Search the material for "script" and show all lines that contain it.

__DATASET RECORDS__
★ ★ ★ ★

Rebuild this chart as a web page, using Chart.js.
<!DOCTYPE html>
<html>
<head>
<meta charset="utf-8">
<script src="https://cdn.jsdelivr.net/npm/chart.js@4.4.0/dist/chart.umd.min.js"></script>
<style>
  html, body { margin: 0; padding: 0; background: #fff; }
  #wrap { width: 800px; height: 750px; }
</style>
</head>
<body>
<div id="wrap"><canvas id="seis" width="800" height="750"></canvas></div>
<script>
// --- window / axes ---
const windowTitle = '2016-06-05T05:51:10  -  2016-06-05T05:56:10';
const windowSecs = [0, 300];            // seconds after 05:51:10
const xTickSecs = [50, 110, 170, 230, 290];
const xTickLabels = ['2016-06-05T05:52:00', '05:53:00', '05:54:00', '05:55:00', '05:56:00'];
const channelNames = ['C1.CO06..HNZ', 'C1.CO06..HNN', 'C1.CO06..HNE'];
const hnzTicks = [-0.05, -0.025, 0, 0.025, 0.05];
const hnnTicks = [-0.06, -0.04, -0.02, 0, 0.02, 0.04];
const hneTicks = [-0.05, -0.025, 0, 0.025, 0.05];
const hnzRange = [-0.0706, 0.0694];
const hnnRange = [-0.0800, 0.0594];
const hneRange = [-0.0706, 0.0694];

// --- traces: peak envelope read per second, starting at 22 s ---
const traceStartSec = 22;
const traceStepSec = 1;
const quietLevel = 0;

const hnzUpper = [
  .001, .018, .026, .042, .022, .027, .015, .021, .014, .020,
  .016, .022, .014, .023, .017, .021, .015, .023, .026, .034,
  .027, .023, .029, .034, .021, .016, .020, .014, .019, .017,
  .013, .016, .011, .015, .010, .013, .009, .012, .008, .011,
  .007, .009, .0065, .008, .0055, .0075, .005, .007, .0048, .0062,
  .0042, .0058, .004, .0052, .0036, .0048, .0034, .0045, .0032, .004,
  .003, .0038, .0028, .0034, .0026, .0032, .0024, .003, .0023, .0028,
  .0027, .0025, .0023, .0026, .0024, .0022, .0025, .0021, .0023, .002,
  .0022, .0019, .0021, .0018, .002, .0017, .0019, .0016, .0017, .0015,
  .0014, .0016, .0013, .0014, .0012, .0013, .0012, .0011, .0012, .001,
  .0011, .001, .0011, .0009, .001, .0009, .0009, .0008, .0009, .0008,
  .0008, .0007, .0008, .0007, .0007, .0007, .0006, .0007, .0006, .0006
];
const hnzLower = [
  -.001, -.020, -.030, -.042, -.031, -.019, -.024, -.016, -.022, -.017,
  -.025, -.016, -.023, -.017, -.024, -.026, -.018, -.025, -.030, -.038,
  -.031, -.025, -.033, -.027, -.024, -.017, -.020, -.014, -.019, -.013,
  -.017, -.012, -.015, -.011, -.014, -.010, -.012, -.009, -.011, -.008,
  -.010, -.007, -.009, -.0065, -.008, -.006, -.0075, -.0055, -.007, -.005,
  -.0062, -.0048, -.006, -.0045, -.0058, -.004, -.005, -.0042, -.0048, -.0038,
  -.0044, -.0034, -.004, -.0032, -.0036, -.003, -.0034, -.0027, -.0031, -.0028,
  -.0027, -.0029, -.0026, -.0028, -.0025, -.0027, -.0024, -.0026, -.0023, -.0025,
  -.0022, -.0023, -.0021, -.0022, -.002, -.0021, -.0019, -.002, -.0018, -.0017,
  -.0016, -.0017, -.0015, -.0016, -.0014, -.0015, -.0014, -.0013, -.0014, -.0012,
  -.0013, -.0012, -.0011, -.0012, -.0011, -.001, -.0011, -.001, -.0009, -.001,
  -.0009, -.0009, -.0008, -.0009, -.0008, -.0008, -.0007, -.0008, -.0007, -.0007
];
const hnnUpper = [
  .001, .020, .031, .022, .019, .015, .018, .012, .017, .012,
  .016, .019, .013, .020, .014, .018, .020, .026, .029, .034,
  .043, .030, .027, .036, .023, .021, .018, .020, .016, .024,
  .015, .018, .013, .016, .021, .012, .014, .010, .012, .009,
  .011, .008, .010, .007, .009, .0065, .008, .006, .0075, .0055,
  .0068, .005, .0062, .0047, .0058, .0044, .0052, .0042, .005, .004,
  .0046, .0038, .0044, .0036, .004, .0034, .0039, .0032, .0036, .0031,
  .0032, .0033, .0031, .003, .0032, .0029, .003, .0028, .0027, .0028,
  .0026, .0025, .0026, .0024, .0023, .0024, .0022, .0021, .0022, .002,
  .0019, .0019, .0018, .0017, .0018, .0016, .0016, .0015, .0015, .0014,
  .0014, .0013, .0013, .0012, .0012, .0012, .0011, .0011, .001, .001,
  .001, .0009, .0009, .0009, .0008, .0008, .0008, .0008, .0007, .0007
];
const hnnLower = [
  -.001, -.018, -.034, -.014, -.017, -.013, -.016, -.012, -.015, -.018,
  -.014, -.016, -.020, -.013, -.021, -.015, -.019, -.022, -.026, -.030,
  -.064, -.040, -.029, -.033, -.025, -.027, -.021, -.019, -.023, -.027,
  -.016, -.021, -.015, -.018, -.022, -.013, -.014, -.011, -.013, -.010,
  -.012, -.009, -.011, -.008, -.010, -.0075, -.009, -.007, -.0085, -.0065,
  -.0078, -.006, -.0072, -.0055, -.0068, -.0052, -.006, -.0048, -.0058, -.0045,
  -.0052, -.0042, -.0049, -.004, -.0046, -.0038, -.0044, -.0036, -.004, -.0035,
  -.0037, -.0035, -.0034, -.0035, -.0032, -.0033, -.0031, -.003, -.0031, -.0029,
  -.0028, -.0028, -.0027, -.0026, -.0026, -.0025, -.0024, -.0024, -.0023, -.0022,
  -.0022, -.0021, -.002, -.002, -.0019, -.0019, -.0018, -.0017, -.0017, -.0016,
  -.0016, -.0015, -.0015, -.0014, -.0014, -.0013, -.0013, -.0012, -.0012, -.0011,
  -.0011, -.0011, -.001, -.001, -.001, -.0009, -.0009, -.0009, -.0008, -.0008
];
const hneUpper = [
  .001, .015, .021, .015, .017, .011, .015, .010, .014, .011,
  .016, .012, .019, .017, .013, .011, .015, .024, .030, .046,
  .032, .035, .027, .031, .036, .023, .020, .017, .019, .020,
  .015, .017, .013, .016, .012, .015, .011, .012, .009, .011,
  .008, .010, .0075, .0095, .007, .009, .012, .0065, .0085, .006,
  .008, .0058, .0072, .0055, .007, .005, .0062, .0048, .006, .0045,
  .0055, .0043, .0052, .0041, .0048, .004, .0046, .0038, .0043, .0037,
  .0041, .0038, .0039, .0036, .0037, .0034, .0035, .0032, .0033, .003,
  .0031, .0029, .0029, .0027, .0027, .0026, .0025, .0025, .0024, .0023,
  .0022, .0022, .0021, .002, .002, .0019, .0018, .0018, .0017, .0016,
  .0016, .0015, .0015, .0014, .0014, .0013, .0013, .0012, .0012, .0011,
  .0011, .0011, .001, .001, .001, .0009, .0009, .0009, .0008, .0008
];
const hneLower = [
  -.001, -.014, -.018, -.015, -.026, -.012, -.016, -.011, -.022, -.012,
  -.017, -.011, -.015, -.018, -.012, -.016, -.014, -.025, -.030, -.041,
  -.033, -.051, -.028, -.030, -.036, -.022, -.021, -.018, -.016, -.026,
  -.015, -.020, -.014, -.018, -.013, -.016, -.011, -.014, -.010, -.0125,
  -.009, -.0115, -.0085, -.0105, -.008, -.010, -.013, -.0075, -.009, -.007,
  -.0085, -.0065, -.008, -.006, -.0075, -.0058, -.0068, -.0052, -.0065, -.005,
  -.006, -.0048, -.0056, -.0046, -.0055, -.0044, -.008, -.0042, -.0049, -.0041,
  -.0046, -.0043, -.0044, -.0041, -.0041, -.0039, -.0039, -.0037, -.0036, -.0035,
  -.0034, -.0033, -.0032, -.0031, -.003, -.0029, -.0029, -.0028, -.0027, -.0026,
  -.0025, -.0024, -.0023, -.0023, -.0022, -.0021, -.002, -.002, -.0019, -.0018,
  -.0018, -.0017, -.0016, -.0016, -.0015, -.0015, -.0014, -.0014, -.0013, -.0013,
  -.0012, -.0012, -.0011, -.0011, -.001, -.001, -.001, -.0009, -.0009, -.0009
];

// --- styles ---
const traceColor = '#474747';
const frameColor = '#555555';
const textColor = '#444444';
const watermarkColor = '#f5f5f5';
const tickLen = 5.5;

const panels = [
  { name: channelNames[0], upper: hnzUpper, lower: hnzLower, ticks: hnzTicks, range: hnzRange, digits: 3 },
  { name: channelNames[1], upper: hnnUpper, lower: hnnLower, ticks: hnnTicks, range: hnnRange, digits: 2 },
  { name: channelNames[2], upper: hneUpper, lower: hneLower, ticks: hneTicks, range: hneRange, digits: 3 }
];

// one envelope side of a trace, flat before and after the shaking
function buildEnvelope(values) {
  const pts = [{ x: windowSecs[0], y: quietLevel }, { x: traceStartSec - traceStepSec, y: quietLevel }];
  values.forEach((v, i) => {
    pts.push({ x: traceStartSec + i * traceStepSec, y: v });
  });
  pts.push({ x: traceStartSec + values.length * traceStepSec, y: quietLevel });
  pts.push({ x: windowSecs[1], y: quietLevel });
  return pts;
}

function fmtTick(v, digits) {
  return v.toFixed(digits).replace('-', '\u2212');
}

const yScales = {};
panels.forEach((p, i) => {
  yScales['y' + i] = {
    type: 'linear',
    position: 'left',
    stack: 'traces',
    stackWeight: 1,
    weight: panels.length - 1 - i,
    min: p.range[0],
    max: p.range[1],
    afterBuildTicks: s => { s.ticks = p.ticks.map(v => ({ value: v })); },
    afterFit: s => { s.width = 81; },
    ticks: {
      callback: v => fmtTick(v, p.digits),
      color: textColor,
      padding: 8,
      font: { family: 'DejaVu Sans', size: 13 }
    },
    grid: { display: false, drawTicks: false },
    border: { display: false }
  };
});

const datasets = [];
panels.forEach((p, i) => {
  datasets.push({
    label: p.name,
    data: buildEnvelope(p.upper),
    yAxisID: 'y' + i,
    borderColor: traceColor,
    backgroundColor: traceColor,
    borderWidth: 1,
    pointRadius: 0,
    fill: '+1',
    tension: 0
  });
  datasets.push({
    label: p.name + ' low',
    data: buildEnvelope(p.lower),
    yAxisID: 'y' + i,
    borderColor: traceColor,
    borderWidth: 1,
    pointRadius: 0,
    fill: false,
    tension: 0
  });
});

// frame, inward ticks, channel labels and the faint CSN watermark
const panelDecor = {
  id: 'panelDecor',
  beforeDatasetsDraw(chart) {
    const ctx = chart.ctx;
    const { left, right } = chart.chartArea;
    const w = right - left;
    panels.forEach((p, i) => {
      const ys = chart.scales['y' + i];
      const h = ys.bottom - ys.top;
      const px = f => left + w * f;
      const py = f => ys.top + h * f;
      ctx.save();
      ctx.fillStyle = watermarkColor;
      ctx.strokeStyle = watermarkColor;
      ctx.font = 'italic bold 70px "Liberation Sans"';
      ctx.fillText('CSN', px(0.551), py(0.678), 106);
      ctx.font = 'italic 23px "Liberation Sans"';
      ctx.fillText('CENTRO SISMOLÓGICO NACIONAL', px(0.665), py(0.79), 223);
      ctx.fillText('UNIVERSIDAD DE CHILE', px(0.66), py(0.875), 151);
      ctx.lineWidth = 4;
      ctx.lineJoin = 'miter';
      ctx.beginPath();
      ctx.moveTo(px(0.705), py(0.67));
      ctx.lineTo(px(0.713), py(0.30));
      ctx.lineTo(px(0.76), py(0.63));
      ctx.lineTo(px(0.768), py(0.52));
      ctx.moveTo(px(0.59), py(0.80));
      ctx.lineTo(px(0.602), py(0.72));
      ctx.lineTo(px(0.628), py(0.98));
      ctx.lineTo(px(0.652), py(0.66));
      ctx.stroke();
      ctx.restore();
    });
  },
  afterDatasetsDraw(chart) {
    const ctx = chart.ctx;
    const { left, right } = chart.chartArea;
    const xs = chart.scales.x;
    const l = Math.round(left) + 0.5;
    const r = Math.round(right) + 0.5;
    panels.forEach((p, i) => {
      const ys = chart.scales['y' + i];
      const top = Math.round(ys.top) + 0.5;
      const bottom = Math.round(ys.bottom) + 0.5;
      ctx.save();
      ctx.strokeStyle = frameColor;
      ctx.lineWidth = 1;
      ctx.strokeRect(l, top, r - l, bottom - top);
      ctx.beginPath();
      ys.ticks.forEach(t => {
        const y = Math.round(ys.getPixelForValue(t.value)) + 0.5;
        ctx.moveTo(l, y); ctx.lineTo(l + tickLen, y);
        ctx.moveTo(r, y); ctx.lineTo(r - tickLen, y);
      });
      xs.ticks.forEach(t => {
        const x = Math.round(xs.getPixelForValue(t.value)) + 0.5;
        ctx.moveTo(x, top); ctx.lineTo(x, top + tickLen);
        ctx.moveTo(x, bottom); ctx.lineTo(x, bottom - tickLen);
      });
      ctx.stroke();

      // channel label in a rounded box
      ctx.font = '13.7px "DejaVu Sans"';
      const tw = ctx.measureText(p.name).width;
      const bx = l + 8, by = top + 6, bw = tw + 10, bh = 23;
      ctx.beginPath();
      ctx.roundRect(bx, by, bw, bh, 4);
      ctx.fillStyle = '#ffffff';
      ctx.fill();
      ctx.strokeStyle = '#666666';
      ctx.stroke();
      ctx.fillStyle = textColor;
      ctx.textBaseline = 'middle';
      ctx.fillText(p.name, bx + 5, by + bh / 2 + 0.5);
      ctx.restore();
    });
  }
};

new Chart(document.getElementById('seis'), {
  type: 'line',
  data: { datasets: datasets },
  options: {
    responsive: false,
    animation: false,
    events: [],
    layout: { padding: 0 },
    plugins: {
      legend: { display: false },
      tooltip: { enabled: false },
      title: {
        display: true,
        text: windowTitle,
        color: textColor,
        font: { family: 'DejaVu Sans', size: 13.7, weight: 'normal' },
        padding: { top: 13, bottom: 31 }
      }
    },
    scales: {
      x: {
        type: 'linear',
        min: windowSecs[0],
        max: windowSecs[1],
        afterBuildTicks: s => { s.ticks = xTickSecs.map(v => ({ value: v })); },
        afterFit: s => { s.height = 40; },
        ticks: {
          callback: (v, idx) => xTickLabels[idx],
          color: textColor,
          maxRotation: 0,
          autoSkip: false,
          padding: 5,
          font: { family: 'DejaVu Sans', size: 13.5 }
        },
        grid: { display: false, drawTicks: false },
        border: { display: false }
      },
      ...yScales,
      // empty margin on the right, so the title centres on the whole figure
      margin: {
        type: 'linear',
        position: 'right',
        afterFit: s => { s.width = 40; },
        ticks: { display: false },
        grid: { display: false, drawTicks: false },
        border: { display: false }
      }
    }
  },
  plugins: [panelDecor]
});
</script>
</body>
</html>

★ ★ ★ ★

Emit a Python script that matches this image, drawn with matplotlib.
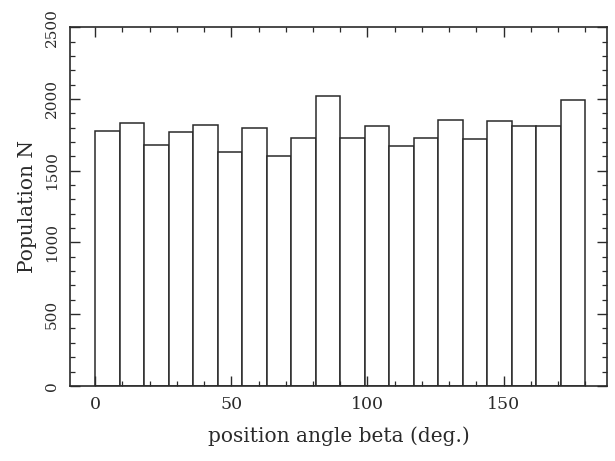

★ ★ ★ ★

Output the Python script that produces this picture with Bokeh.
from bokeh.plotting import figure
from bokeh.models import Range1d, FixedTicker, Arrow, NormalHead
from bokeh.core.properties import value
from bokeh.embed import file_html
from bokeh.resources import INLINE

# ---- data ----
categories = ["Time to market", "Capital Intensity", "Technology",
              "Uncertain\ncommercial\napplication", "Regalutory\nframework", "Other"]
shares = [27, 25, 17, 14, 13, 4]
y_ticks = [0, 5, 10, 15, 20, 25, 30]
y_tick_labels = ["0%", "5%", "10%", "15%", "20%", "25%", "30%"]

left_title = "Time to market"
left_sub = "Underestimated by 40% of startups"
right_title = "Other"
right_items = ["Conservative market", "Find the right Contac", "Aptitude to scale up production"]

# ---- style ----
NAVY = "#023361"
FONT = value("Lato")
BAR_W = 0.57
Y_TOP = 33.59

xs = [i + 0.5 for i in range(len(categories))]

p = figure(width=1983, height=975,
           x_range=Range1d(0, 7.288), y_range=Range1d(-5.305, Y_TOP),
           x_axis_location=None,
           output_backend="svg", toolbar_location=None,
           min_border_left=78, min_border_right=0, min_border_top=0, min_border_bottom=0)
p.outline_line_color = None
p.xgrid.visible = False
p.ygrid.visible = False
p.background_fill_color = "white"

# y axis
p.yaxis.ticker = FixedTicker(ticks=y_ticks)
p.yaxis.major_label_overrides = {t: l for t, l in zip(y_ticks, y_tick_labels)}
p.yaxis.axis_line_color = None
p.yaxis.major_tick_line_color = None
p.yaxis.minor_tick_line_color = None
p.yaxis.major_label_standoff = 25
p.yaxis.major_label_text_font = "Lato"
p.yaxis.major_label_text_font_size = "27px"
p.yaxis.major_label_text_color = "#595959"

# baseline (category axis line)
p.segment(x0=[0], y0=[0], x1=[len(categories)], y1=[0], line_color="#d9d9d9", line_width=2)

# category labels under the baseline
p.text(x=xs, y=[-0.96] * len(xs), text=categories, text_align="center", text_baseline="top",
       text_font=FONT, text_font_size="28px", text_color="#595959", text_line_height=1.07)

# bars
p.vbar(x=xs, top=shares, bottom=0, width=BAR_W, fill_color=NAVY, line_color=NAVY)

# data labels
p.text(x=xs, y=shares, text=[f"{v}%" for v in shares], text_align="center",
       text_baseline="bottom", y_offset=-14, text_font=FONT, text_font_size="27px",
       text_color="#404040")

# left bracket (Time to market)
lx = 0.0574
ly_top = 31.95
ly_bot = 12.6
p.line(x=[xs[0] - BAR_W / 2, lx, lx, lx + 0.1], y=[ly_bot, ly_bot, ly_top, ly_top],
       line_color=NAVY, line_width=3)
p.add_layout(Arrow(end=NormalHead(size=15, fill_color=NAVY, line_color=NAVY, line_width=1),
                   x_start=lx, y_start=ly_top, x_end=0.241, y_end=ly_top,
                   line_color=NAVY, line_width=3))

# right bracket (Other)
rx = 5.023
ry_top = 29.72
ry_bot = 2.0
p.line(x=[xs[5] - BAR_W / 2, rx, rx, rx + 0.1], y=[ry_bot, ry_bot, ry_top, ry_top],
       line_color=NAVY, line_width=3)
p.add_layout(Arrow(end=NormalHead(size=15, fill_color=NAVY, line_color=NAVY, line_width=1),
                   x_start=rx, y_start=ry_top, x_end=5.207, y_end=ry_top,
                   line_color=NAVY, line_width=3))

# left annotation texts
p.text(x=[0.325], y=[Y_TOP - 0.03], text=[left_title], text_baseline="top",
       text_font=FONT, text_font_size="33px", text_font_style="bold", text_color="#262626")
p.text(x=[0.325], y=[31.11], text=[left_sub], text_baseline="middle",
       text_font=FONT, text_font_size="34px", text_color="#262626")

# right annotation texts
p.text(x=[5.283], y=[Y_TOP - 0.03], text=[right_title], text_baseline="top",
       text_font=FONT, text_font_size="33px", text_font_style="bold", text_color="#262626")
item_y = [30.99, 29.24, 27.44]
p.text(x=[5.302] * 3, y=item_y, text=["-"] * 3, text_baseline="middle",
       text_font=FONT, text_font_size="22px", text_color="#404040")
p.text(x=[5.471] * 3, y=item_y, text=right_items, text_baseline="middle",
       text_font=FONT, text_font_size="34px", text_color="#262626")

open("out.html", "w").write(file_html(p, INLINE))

★ ★ ★ ★

__FINAL ANSWER__
<script src="https://cdn.jsdelivr.net/npm/chart.js@4.4.0/dist/chart.umd.min.js"></script>
<script>
</script>
Emit a Python script that matches this image, drawn with matplotlib.
Output the Python script that produces this picture with Bokeh.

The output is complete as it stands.